The project also pays homage to his maternal grandfather, tenor Anton Gutman, who never had the opportunity to perform as an opera singer on international stages. As described in the book’s introduction, Gutman was a Romanian Jew and cantor who, from 1942 to 1948, was detained in Krasnogorsk, a prisoner-of-war camp in the Soviet Union. Another prisoner, the Danish operatic tenor Helge Rosvaenge, gave him voice lessons, but the operatic career that Gutman dreamed about never materialized due to circumstances following his release.
Choosing the Houses
While researching which opera houses to photograph, Leventi guided himself by asking, “Which are the most relevant opera houses, as far as history goes?” and “Which are the most famous?” “I was more interested in the architecture and the history of the houses. I wanted famous theaters, built by star architects. I wanted smaller houses, which are gems. I wanted a mix. There’s always another opera house to shoot, but how relevant would it be to the project? New theaters don’t have history, but it’s good that star architects are building new opera houses because they want cities to have cultural relevance.”
In fact, Leventi takes this concept of history a little further, to encompass soul. “A building absorbs the souls of its inhabitants, a real reflection of its history. These incredible buildings are capsules of history, and you feel like they’re living. When you walk into an empty opera house, you feel something. In a way, it’s the soul of the building, so the opera houses with the most history are the most soulful and interesting.”
And so, he spent eight years on the project (while working on other jobs around the world, too), lavishing his attention on these historic sites. The first theater to be photographed—and the impetus for the project, because of his grandfather—was the Romanian Athenaeum in Bucharest.
Of course, with their rehearsals, performances, technical rehearsals, and other events and activities happening on stage, opera houses often have busy schedules, so Leventi had to negotiate with many of the theaters to find time for picture-taking. “Most places are 24 hours,” he said, “so I photographed some of them in the middle of the night or when scheduling permitted. Then, the project kind of snowballed because it became easier to photograph and get permission when I had something to show and I could ask, ‘Would you like to be part of it?’ For those who were initially reluctant, their answers changed to yes.” (Indeed, lesson learned for Leventi and others who might want to tackle an ambitious project: When someone says no, it doesn’t mean forever—it means for the time being.)
Once inside, he used an Arca-Swiss 8×10 View Camera (film, not digital) and carefully lined up each shot, faithful to geometry and symmetry. “I photographed each house systematically. I tried to flatten out the space, making it look like a painting, anchoring the top balconies to the upper corners of the frame and anchoring the edges of the stage to the bottom corners of the frame. The central chandelier hangs down, but it looks askew, tilted toward you. From background to foreground, sconces and luxury boxes repeat in succession.”
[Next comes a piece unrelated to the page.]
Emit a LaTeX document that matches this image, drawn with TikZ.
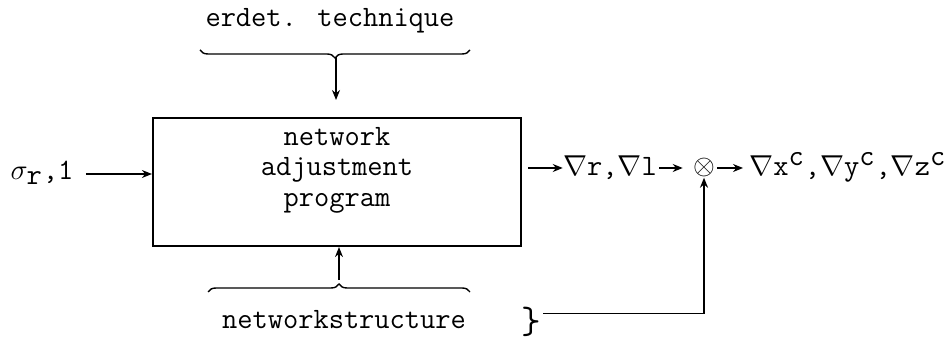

However, Leventi photographed more than architecture, as the book includes curtains from Palais Garnier in Paris, Kungliga Operan in Stockholm, and Teatro Colón in Buenos Aires. “The curtains are a rhythmic break in the sequencing of the book…a pause,” he explained. “They are interesting in that they are trompe l’oeil painted curtains [creating the illusion that an object is three-dimensional], except for the Buenos Aires curtain, which is a bit of both.”
Perhaps with that memorable “War and Peace” in mind, and considering the busy schedules he had to work around, Leventi developed a new appreciation for opera through this project. “There are so many people involved to make something so extraordinary, an extravagance, a spectacle,” he said.
He also hopes that “OPERA” will foster a new appreciation for these theaters, which would be gratifying after his years of research, traveling, and photography. “It is the details included in the images that make them more than sterile architectural interiors—they become portraits of spaces with remarkable depth and history,” Leventi said. “Perhaps this work even casts a new light on the Renaissance debate of seeing versus hearing as the primary means of perceiving beauty.”